In Bash scripting, the wc -l command is commonly used to count lines in files, but developers often encounter an issue: when a file is passed as an argument to wc, the output includes the filename, which can interfere with subsequent data processing. For example, running wc -l file.txt outputs something like 42 file.txt, whereas sometimes only the pure number 42 is desired. This article analyzes the technical reasons behind this behavior and provides multiple solutions.
Analysis of wc Command Output Behavior
The wc (word count) command is a standard Unix/Linux utility for counting lines, words, and characters in files. Its output format depends on the input method: when files are passed as command-line arguments, wc outputs statistics along with filenames; when data is received via standard input (e.g., through pipes or redirection), it outputs only the statistics. This design helps distinguish output when processing multiple files but can be inconvenient in single-file scenarios.
Problem Reproduction and Root Cause
Consider the following Bash script snippet:
JAVA_TAGS_FILE="/home/user/.java_base.tag"
NUMOFLINES=$(wc -l $JAVA_TAGS_FILE)
echo $NUMOFLINES" lines"
The output is:
121711 /home/user/.java_base.tag lines
Here, the filename is embedded in the NUMOFLINES variable because wc treats $JAVA_TAGS_FILE as an argument. Similarly, direct command substitution yields the same issue:
echo $(wc -l $JAVA_TAGS_FILE)
echo "$(wc -l $JAVA_TAGS_FILE)"
All these constructs fail for the same reason: wc outputs the filename in argument mode.

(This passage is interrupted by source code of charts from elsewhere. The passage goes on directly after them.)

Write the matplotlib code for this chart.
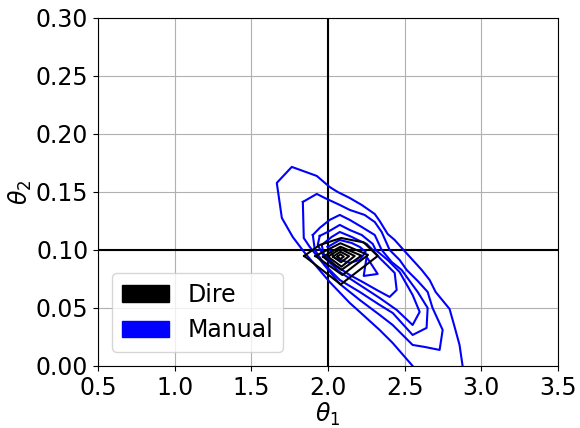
import matplotlib
matplotlib.use('Agg')
import matplotlib.pyplot as plt
from matplotlib.patches import Patch

# contour lines (theta1, theta2)
# "Manual" - blue, outer to inner; the outer one is cut by theta2 = 0
manual_a_x = [2.552, 2.422, 2.337, 2.207, 2.142, 2.011, 1.933, 1.849, 1.770, 1.699, 1.666, 1.764, 1.927,
              2.011, 2.063, 2.142, 2.220, 2.305, 2.337, 2.389, 2.435, 2.493, 2.552, 2.611, 2.663, 2.702,
              2.793, 2.826, 2.858, 2.878]
manual_a_y = [0.0, 0.0198, 0.0310, 0.0466, 0.0543, 0.0724, 0.0845, 0.0974, 0.1112, 0.1276, 0.1578, 0.1716, 0.1638,
              0.1543, 0.1500, 0.1448, 0.1388, 0.1310, 0.1250, 0.1138, 0.1086, 0.1000, 0.0914, 0.0828, 0.0741, 0.0638,
              0.0491, 0.0336, 0.0181, 0.0]
manual_b_x = [1.836, 1.927, 1.979, 2.077, 2.142, 2.239, 2.305, 2.350, 2.402, 2.467, 2.513, 2.585, 2.650,
              2.682, 2.748, 2.728, 2.630, 2.552, 2.422, 2.337, 2.207, 2.077, 1.933, 1.881, 1.842, 1.836]
manual_b_y = [0.1414, 0.1483, 0.1448, 0.1388, 0.1345, 0.1302, 0.1241, 0.1155, 0.1000, 0.0914, 0.0828, 0.0733, 0.0638,
              0.0500, 0.0310, 0.0138, 0.0164, 0.0181, 0.0353, 0.0440, 0.0569, 0.0707, 0.0940, 0.1026, 0.1103, 0.1414]
manual_c_x = [1.901, 1.946, 2.011, 2.077, 2.142, 2.220, 2.305, 2.350, 2.415, 2.480, 2.585, 2.650, 2.643,
              2.552, 2.422, 2.337, 2.207, 2.077, 1.979, 1.914, 1.901]
manual_c_y = [0.1129, 0.1190, 0.1259, 0.1302, 0.1259, 0.1198, 0.1129, 0.1000, 0.0897, 0.0828, 0.0638, 0.0500, 0.0328,
              0.0267, 0.0457, 0.0526, 0.0638, 0.0741, 0.0871, 0.1000, 0.1129]
manual_d_x = [1.946, 1.998, 2.077, 2.142, 2.220, 2.292, 2.311, 2.389, 2.467, 2.552, 2.598, 2.552, 2.448,
              2.337, 2.207, 2.077, 1.979, 1.933, 1.946]
manual_d_y = [0.1121, 0.1155, 0.1216, 0.1172, 0.1129, 0.1052, 0.1000, 0.0914, 0.0810, 0.0612, 0.0466, 0.0353, 0.0483,
              0.0586, 0.0698, 0.0810, 0.0931, 0.1043, 0.1121]
manual_e_x = [1.959, 2.024, 2.077, 2.155, 2.194, 2.252, 2.292, 2.337, 2.383, 2.435, 2.448, 2.402, 2.318,
              2.226, 2.142, 2.044, 1.972, 1.959]
manual_e_y = [0.1043, 0.1112, 0.1155, 0.1112, 0.1086, 0.1052, 0.1000, 0.0931, 0.0871, 0.0802, 0.0655, 0.0595, 0.0655,
              0.0724, 0.0784, 0.0871, 0.0966, 0.1043]
manual_f_x = [1.998, 2.077, 2.155, 2.207, 2.246, 2.207, 2.142, 2.044, 1.998]
manual_f_y = [0.1026, 0.1086, 0.1060, 0.1026, 0.0983, 0.0914, 0.0888, 0.0931, 0.1026]
manual_g_x = [2.252, 2.324, 2.233, 2.252]
manual_g_y = [0.0940, 0.0793, 0.0776, 0.0940]

# "Dire" - black, nested diamonds
dire_x = [
    [1.845, 1.946, 2.086, 2.233, 2.324, 2.083, 1.845],
    [1.918, 2.081, 2.261, 2.094, 1.918],
    [1.968, 2.081, 2.218, 2.088, 1.968],
    [2.000, 2.081, 2.174, 2.088, 2.000],
    [2.033, 2.081, 2.137, 2.085, 2.033],
    [2.062, 2.081, 2.103, 2.081, 2.062],
]
dire_y = [
    [0.0948, 0.1043, 0.1103, 0.1065, 0.0948, 0.0703, 0.0948],
    [0.0948, 0.1058, 0.0957, 0.0784, 0.0948],
    [0.0942, 0.1028, 0.0951, 0.0828, 0.0942],
    [0.0942, 0.1009, 0.0948, 0.0856, 0.0942],
    [0.0942, 0.0985, 0.0946, 0.0894, 0.0942],
    [0.0942, 0.0963, 0.0942, 0.0922, 0.0942],
]

true_theta1 = 2.0
true_theta2 = 0.1

fig = plt.figure(figsize=(5.8, 4.28), dpi=100)
ax = fig.add_axes([0.169, 0.145, 0.793, 0.813])

manual_x = [manual_a_x, manual_b_x, manual_c_x, manual_d_x, manual_e_x, manual_f_x, manual_g_x]
manual_y = [manual_a_y, manual_b_y, manual_c_y, manual_d_y, manual_e_y, manual_f_y, manual_g_y]
for xs, ys in zip(manual_x, manual_y):
    ax.plot(xs, ys, color='blue', lw=1.5, zorder=3)
for xs, ys in zip(dire_x, dire_y):
    ax.plot(xs, ys, color='black', lw=1.5, zorder=4)

ax.axvline(true_theta1, color='black', lw=1.5, zorder=2)
ax.axhline(true_theta2, color='black', lw=1.5, zorder=2)

ax.set_xlim(0.5, 3.5)
ax.set_ylim(0.0, 0.3)
ax.set_xticks([0.5, 1.0, 1.5, 2.0, 2.5, 3.0, 3.5])
ax.set_yticks([0.0, 0.05, 0.10, 0.15, 0.20, 0.25, 0.30])
ax.set_yticklabels(['0.00', '0.05', '0.10', '0.15', '0.20', '0.25', '0.30'])
ax.tick_params(labelsize=17)
ax.grid(True, color='#b0b0b0', lw=0.8)
ax.set_axisbelow(True)
ax.set_xlabel(r'$\theta_1$', fontsize=17, labelpad=1)
ax.set_ylabel(r'$\theta_2$', fontsize=17, labelpad=1)

handles = [Patch(color='black', label='Dire'), Patch(color='blue', label='Manual')]
ax.legend(handles=handles, loc='lower left', fontsize=17, borderaxespad=0.6)

fig.savefig('out.png', dpi=100)
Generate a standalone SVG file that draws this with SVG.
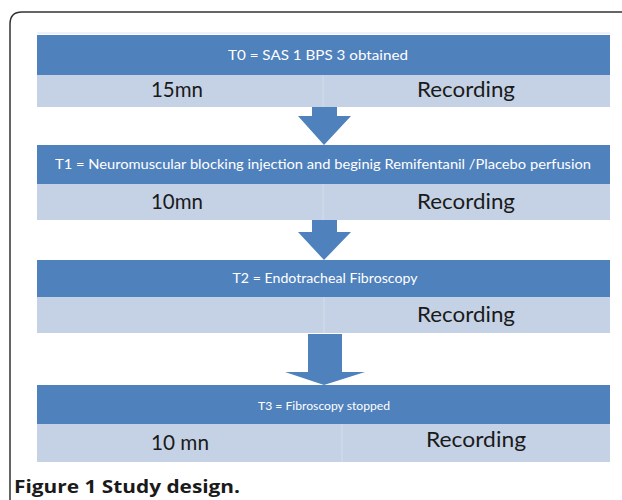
<svg xmlns="http://www.w3.org/2000/svg" width="622" height="500" viewBox="0 0 622 500">
<style>
.hdr{fill:#4F81BD}
.row{fill:#C5D2E5}
.div{stroke:#D3DDEB;stroke-width:1}
.ht{font-family:Lato,"Liberation Sans",Arial,sans-serif;fill:#ffffff;text-anchor:middle}
.rt{font-family:Lato,"Liberation Sans",Arial,sans-serif;font-size:22px;fill:#1a1a1a;text-anchor:middle}
.arr{fill:#4F81BD}
</style>
<rect x="0" y="0" width="622" height="500" fill="#ffffff"/>
<path d="M10,510 L10,24 Q10,12 22,12 L630,12" fill="none" stroke="#333333" stroke-width="1.5"/>
<line x1="37" y1="33" x2="610" y2="33" stroke="#DCE6F2" stroke-width="1"/>
<g id="t0">
<rect class="hdr" x="37" y="35" width="573" height="40"/>
<text class="ht" x="318" y="60" font-size="13" textLength="180" lengthAdjust="spacingAndGlyphs">T0  = SAS 1 BPS 3 obtained</text>
<rect class="row" x="37" y="75" width="573" height="32"/>
<line class="div" x1="323" y1="75" x2="323" y2="107"/>
<text class="rt" x="177" y="97" textLength="52" lengthAdjust="spacingAndGlyphs">15mn</text>
<text class="rt" x="466" y="97" textLength="98" lengthAdjust="spacingAndGlyphs">Recording</text>
</g>
<g id="t1">
<rect class="hdr" x="37" y="145" width="573" height="39"/>
<text class="ht" x="323" y="169" font-size="13" textLength="536" lengthAdjust="spacingAndGlyphs">T1 = Neuromuscular blocking  injection and beginig  Remifentanil /Placebo perfusion</text>
<rect class="row" x="37" y="184" width="573" height="36"/>
<line class="div" x1="323" y1="184" x2="323" y2="220"/>
<text class="rt" x="177" y="209" textLength="52" lengthAdjust="spacingAndGlyphs">10mn</text>
<text class="rt" x="466" y="209" textLength="98" lengthAdjust="spacingAndGlyphs">Recording</text>
</g>
<g id="t2">
<rect class="hdr" x="37" y="260" width="573" height="37"/>
<text class="ht" x="325" y="283" font-size="13" textLength="185" lengthAdjust="spacingAndGlyphs">T2 = Endotracheal Fibroscopy</text>
<rect class="row" x="37" y="297" width="573" height="36"/>
<line class="div" x1="324" y1="297" x2="324" y2="333"/>
<text class="rt" x="466" y="322" textLength="98" lengthAdjust="spacingAndGlyphs">Recording</text>
</g>
<g id="t3">
<rect class="hdr" x="37" y="385" width="573" height="39"/>
<text class="ht" x="324" y="410" font-size="11" textLength="132" lengthAdjust="spacingAndGlyphs">T3 = Fibroscopy stopped</text>
<rect class="row" x="37" y="424" width="573" height="38"/>
<line class="div" x1="342" y1="424" x2="342" y2="462"/>
<text class="rt" x="180" y="450" textLength="58" lengthAdjust="spacingAndGlyphs">10 mn</text>
<text class="rt" x="476" y="447" textLength="100" lengthAdjust="spacingAndGlyphs">Recording</text>
</g>
<g id="connectors">
<polygon class="arr" points="312,107 337,107 337,116 351,116 324,145 298,116 312,116"/>
<polygon class="arr" points="312,220 337,220 337,232 351,232 324,260 298,232 312,232"/>
<polygon class="arr" points="308,334 342,334 342,372 365,372 324,385 285,372 308,372"/>
</g>
<text x="14" y="493" font-family="'Open Sans','Liberation Sans',Arial,sans-serif" font-weight="bold" font-size="18" fill="#1a1a1a" textLength="226" lengthAdjust="spacingAndGlyphs">Figure 1 Study design.</text>
</svg>
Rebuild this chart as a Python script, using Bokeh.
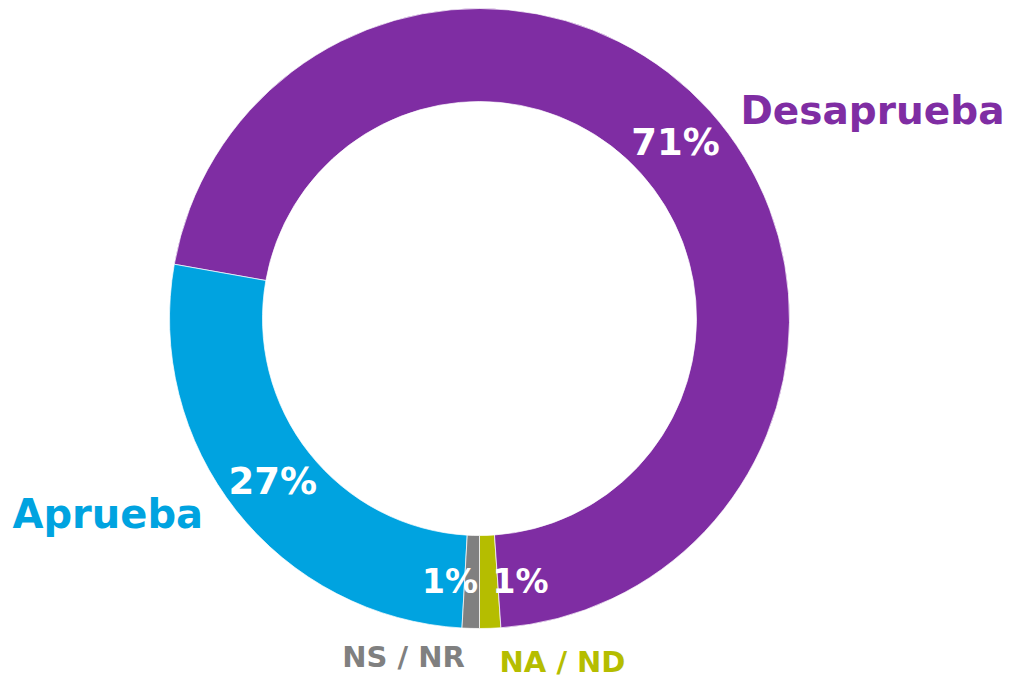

Solution: Using Input Redirection
The most straightforward method is to use input redirection, passing file content to wc via standard input:
NUMOFLINES=$(wc -l < "$JAVA_TAGS_FILE")
This way, wc receives only the data stream without awareness of the filename, outputting a pure line count. For example:
$ wc -l < /etc/passwd
41
This approach is concise and efficient, avoiding additional string processing.
Alternative Methods: Pipes and Process Substitution
Besides redirection, data can be passed using pipes:
cat "$JAVA_TAGS_FILE" | wc -l
Or process substitution:
wc -l <(cat "$JAVA_TAGS_FILE")
The pipe method uses cat to read the file and output to wc, but it may be slightly slower than direct redirection due to extra process overhead. Process substitution creates a temporary file descriptor, suitable for complex scenarios.
Performance and Best Practices
Input redirection is generally the best choice as it is direct and efficient, requiring no additional processes. For example:
lines=$(wc -l < "$file")
echo "$lines lines"
Output:
121711 lines
Ensure variables are quoted (e.g., "$file") to prevent issues with spaces or special characters. For large files, redirection outperforms pipes by reducing process overhead.
Extended Applications and Considerations
This technique applies not only to wc -l but also to other commands like wc -w (word count) or wc -c (character count). In multi-file statistics, if filenames are needed, argument mode can be retained. For example:
wc -l file1.txt file2.txt
Output:
10 file1.txt
20 file2.txt
30 total
In scripts, choose the appropriate method based on requirements to ensure clarity and maintainability.